Oort cloud Ecology. II. the chronology of the formation of the Oort cloud

Jan Hendrik Oort hypothesized the existence of a distant cloud of cometary objects that orbit the Sun based on a spike in the reciprocal orbital separation at 1∕a ≲ 10⁻⁴ au⁻¹. The Oort cloud is the source of long-period comets, but has not been observed directly, and its origin remains theoretical. Theories on its origin evoke a sequence of events that have been tested individually but never as a consistent chronology. We present a chronology of the formation and early evolution of the Oort cloud, and test the sequence of events by simulating the formation process in subsequent amalgamated steps. These simulations start with the Solar System being born with planets and asteroids in a stellar cluster orbiting the Galactic center. Upon ejection from its birth environment, we continue to follow the evolution of the Solar System while it navigates the Galaxy as an isolated planetary system.
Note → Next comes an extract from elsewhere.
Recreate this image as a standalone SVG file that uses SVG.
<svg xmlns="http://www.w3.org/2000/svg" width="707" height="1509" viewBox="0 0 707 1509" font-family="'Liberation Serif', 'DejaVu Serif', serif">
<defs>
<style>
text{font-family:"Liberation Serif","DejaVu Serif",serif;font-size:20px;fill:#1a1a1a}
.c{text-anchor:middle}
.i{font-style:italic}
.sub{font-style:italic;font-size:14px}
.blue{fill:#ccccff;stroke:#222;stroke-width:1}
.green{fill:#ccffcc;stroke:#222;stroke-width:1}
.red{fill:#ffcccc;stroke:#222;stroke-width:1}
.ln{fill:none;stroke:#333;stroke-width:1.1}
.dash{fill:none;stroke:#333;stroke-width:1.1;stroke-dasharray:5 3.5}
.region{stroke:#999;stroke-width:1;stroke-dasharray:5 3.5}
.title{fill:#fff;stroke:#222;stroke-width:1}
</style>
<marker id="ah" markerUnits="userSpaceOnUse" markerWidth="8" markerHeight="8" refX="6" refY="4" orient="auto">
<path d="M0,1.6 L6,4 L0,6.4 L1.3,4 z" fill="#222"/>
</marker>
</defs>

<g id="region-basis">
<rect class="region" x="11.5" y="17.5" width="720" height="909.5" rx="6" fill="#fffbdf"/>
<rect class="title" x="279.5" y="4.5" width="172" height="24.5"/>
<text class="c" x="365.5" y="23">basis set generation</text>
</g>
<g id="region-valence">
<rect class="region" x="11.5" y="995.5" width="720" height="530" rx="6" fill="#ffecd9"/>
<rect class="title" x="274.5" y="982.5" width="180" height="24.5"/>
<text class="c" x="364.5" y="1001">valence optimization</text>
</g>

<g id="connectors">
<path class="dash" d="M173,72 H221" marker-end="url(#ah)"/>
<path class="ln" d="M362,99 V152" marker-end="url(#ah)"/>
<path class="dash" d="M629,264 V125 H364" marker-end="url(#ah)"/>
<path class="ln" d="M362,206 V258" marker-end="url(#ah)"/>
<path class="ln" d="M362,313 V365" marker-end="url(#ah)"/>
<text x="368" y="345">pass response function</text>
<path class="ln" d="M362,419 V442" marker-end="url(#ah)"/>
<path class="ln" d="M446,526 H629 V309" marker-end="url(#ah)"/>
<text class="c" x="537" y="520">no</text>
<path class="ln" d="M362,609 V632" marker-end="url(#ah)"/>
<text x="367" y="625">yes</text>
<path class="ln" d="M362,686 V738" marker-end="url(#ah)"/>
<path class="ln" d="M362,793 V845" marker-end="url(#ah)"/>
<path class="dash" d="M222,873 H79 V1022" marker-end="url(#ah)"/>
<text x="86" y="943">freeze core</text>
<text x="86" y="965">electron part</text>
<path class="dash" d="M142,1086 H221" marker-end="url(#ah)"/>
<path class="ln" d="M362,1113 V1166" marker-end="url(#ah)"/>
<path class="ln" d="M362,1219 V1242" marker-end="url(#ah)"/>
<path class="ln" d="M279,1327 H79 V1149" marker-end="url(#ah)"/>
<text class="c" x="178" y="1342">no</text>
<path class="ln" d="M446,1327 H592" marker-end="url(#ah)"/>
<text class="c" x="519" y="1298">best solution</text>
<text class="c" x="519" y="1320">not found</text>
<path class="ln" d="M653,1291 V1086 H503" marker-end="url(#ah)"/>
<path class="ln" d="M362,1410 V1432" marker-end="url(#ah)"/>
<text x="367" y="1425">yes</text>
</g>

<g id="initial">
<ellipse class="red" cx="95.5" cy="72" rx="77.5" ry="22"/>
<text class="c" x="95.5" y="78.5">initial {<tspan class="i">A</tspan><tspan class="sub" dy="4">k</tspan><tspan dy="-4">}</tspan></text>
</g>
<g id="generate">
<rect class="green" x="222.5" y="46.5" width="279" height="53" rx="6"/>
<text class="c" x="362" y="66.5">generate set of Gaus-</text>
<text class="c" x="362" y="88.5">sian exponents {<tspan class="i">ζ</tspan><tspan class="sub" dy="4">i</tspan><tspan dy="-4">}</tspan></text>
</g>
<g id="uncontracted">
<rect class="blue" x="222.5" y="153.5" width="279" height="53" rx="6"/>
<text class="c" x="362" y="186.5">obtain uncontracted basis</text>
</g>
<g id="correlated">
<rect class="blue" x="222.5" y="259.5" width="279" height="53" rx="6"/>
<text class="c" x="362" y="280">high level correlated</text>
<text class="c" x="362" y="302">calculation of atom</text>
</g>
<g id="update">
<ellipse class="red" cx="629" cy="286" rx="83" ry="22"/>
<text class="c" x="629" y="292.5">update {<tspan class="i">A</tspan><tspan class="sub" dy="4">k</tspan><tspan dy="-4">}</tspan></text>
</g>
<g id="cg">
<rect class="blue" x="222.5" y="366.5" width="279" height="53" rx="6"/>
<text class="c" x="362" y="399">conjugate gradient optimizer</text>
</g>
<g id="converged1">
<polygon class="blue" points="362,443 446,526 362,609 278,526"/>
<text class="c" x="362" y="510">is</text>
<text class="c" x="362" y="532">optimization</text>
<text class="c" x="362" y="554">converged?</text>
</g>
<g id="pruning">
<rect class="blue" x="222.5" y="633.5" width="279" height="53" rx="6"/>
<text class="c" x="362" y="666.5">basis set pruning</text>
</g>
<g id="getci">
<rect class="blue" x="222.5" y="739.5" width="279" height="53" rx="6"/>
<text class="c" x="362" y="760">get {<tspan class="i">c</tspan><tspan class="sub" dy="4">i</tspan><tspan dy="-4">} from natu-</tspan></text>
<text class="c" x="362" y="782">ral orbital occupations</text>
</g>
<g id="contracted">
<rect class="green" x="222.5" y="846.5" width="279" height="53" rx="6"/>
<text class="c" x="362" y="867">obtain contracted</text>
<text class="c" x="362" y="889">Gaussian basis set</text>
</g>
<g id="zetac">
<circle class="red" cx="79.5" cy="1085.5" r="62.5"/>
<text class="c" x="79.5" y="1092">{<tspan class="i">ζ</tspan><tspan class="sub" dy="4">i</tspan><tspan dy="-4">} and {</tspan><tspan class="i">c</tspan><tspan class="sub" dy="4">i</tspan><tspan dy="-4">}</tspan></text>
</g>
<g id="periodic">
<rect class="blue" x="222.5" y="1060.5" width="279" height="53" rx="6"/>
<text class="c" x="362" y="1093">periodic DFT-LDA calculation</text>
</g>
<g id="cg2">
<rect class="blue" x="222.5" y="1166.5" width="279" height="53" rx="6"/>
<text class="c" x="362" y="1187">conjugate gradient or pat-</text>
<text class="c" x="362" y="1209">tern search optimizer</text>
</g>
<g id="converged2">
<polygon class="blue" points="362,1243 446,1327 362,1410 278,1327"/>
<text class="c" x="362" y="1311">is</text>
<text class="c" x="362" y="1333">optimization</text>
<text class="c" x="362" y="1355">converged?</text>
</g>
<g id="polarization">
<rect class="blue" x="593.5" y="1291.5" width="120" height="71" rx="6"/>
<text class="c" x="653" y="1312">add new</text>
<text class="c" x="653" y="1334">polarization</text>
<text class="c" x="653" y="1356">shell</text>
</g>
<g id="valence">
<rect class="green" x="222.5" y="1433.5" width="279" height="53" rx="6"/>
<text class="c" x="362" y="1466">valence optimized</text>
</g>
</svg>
We conclude that the range in semi-major axis between ~100 au and several ~10³ au still bears the signatures of the Sun being born in a ≳1000 M_⊙ pc⁻³ star cluster, and that most of the outer Oort cloud formed after the Solar System was ejected. The ejection of the Solar System, we argue, happened between ~20 Myr and 50 Myr after its birth. Trailing and leading trails of asteroids and comets along the Sun's orbit in the Galactic potential are the by-product of the formation of the Oort cloud. These arms are composed of material that became unbound from the Solar System when the Oort cloud formed. Today, the bulk of the material in the Oort cloud (~70%) originates from the region in the circumstellar disk that was located between ~15 au and ~35 au, near the current location of the ice giants and the Centaur family of asteroids. According to our simulations, this population is eradicated if the ice-giant planets are born in orbital resonance. Planet migration or chaotic orbital reorganization occurring while the Solar System is still a cluster member is, according to our model, inconsistent with the presence of the Oort cloud. About half the inner Oort cloud, between 100 and 10⁴ au, and a quarter of the material in the outer Oort cloud, ≳10⁴ au, could be non-native to the Solar System but was captured from free-floating debris in the cluster or from the circumstellar disks of other stars in the birth cluster. Characterizing this population will help us to reconstruct the history of the Solar System.

The source code, input files, and simulation data for this manuscript are available at 10.6084/m9.figshare.13214471. A tutorial on how to run the various codes in AMUSE is available at https://github.com/spzwart/AMUSE-Tutorial.